Wednesday, January 6, 2010

Yeah! It's Winter People! There will be ICE AND SNOW.......


The day is gray. White snow is everywhere. The tree's that look sadly dead. The roads are filthy with slush and dirt, the trucks look the same. There are drivers that look tired and haggard, but, snow? they say "So what! It's snow and ice. It's always going to come and go. That never stops drivers. They keep pushing out there. That is thier job, their livelyhood. When there is work, they take it. It is scary. There have been plenty of times that I have had to close my eyes, pray and faith.

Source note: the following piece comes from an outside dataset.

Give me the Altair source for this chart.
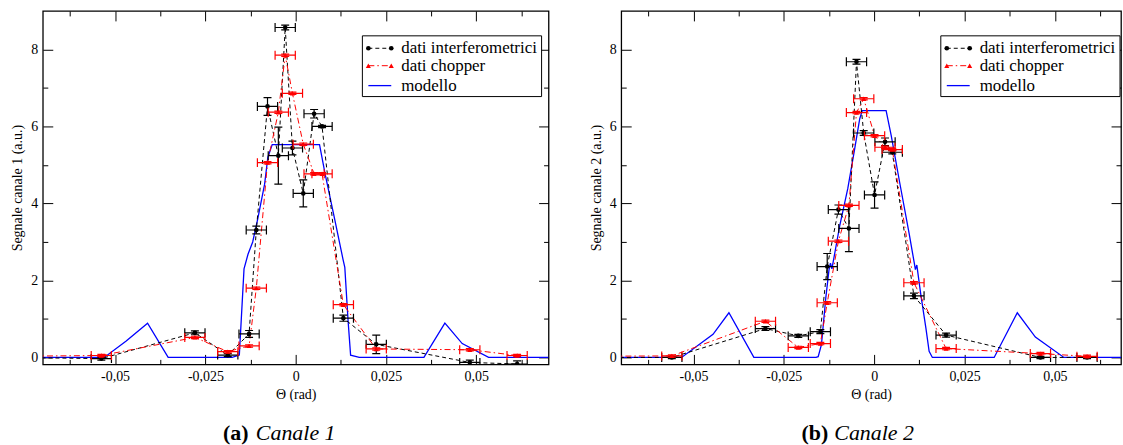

Today I have good new and bad news. The good news is that we are not out there. The bad news is that there is no work to be had. So, in this season there are a lot of people out there with the same story. This can turn into a positive thing though. Time has come for life reflections and self examinations. It all comes down to the fact that no matter what socitey does during this time of the year there will be moments where we will all be stuck. Not able to do much but think, so there is no better time to reflect on ourselves. How are we moving? Are we moving? Not much time for ruts in this life. Sometimes the direction doesn't even matter but that we are moving. Moving forward is always the best and you may be but it just doesn't feel like it.

Life changes. It can't be stopped. So maybe it's how we change with it that determines the directions we are going in our lives. I have a big question. Here goes.

IF YOUR LIFE DID NOT REVOLVE AROUND ANYONE ELSE BUT CAN ONLY BE MOVED OR CHANGED BY YOUR ACTIONS ONLY, NOT REVOLVING AROUND SOMEONE ELSE, WHO WOULD YOU BE? WHERE WOULD YOU BE?

Is that a big question or what? If you were giving the opportunity to decide what you wanted to be or do and told that your achievments would be the only way to move ahead and improve, who would you be?

I am not 100% sure but I know somehow it would have involved what I am doing now, just a lot sooner in my life. Does everything happen for a reason?